#### Problem details
Can you output the material exactly as written, minus any pictures it holds?

------------------------

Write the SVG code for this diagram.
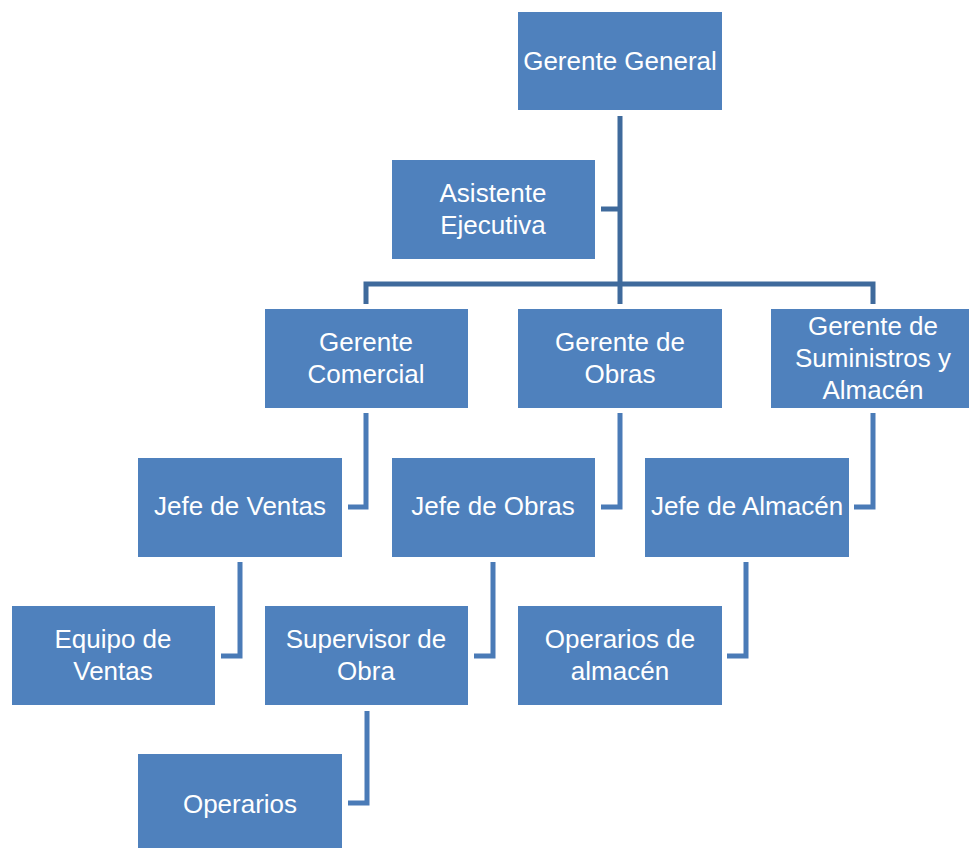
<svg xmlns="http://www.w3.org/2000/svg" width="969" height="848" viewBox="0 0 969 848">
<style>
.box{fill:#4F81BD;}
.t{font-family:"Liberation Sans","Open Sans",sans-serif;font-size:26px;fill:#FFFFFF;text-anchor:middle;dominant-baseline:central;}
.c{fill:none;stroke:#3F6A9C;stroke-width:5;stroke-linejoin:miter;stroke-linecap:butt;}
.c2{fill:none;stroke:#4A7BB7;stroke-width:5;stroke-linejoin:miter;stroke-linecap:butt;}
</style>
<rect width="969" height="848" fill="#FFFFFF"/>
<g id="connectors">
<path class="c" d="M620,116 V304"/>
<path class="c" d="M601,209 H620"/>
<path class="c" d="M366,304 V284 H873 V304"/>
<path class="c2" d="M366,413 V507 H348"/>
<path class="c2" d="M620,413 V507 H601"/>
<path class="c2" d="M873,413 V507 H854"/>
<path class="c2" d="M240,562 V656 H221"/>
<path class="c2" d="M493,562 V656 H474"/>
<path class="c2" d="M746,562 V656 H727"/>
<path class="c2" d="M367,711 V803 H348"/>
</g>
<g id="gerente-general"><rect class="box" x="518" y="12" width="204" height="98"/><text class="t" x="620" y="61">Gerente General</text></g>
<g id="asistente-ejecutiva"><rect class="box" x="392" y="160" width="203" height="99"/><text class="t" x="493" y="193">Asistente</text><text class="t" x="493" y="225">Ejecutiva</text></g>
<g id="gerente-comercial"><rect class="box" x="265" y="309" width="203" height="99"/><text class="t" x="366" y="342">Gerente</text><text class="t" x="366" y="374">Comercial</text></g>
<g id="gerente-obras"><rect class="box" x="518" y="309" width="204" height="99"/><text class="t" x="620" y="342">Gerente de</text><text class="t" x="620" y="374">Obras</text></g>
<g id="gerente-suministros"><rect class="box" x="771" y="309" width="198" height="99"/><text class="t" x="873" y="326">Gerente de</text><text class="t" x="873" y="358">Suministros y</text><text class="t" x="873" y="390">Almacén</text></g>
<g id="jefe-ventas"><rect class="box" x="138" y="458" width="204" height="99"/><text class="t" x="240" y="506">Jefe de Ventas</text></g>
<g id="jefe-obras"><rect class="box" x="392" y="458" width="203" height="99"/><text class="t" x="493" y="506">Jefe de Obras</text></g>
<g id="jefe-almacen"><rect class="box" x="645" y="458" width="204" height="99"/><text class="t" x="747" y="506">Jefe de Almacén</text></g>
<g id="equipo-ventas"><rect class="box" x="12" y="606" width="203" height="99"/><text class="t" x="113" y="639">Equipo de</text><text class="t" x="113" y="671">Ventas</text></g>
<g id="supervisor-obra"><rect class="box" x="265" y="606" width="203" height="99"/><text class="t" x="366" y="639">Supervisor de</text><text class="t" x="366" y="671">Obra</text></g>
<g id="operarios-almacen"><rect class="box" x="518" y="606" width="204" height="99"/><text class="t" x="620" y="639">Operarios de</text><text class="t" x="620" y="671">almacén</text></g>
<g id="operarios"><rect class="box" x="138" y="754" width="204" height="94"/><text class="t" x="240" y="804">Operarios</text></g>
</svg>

------------------------

#### Full response
Write the SVG code for this diagram.
<svg xmlns="http://www.w3.org/2000/svg" width="969" height="848" viewBox="0 0 969 848">
<style>
.box{fill:#4F81BD;}
.t{font-family:"Liberation Sans","Open Sans",sans-serif;font-size:26px;fill:#FFFFFF;text-anchor:middle;dominant-baseline:central;}
.c{fill:none;stroke:#3F6A9C;stroke-width:5;stroke-linejoin:miter;stroke-linecap:butt;}
.c2{fill:none;stroke:#4A7BB7;stroke-width:5;stroke-linejoin:miter;stroke-linecap:butt;}
</style>
<rect width="969" height="848" fill="#FFFFFF"/>
<g id="connectors">
<path class="c" d="M620,116 V304"/>
<path class="c" d="M601,209 H620"/>
<path class="c" d="M366,304 V284 H873 V304"/>
<path class="c2" d="M366,413 V507 H348"/>
<path class="c2" d="M620,413 V507 H601"/>
<path class="c2" d="M873,413 V507 H854"/>
<path class="c2" d="M240,562 V656 H221"/>
<path class="c2" d="M493,562 V656 H474"/>
<path class="c2" d="M746,562 V656 H727"/>
<path class="c2" d="M367,711 V803 H348"/>
</g>
<g id="gerente-general"><rect class="box" x="518" y="12" width="204" height="98"/><text class="t" x="620" y="61">Gerente General</text></g>
<g id="asistente-ejecutiva"><rect class="box" x="392" y="160" width="203" height="99"/><text class="t" x="493" y="193">Asistente</text><text class="t" x="493" y="225">Ejecutiva</text></g>
<g id="gerente-comercial"><rect class="box" x="265" y="309" width="203" height="99"/><text class="t" x="366" y="342">Gerente</text><text class="t" x="366" y="374">Comercial</text></g>
<g id="gerente-obras"><rect class="box" x="518" y="309" width="204" height="99"/><text class="t" x="620" y="342">Gerente de</text><text class="t" x="620" y="374">Obras</text></g>
<g id="gerente-suministros"><rect class="box" x="771" y="309" width="198" height="99"/><text class="t" x="873" y="326">Gerente de</text><text class="t" x="873" y="358">Suministros y</text><text class="t" x="873" y="390">Almacén</text></g>
<g id="jefe-ventas"><rect class="box" x="138" y="458" width="204" height="99"/><text class="t" x="240" y="506">Jefe de Ventas</text></g>
<g id="jefe-obras"><rect class="box" x="392" y="458" width="203" height="99"/><text class="t" x="493" y="506">Jefe de Obras</text></g>
<g id="jefe-almacen"><rect class="box" x="645" y="458" width="204" height="99"/><text class="t" x="747" y="506">Jefe de Almacén</text></g>
<g id="equipo-ventas"><rect class="box" x="12" y="606" width="203" height="99"/><text class="t" x="113" y="639">Equipo de</text><text class="t" x="113" y="671">Ventas</text></g>
<g id="supervisor-obra"><rect class="box" x="265" y="606" width="203" height="99"/><text class="t" x="366" y="639">Supervisor de</text><text class="t" x="366" y="671">Obra</text></g>
<g id="operarios-almacen"><rect class="box" x="518" y="606" width="204" height="99"/><text class="t" x="620" y="639">Operarios de</text><text class="t" x="620" y="671">almacén</text></g>
<g id="operarios"><rect class="box" x="138" y="754" width="204" height="94"/><text class="t" x="240" y="804">Operarios</text></g>
</svg>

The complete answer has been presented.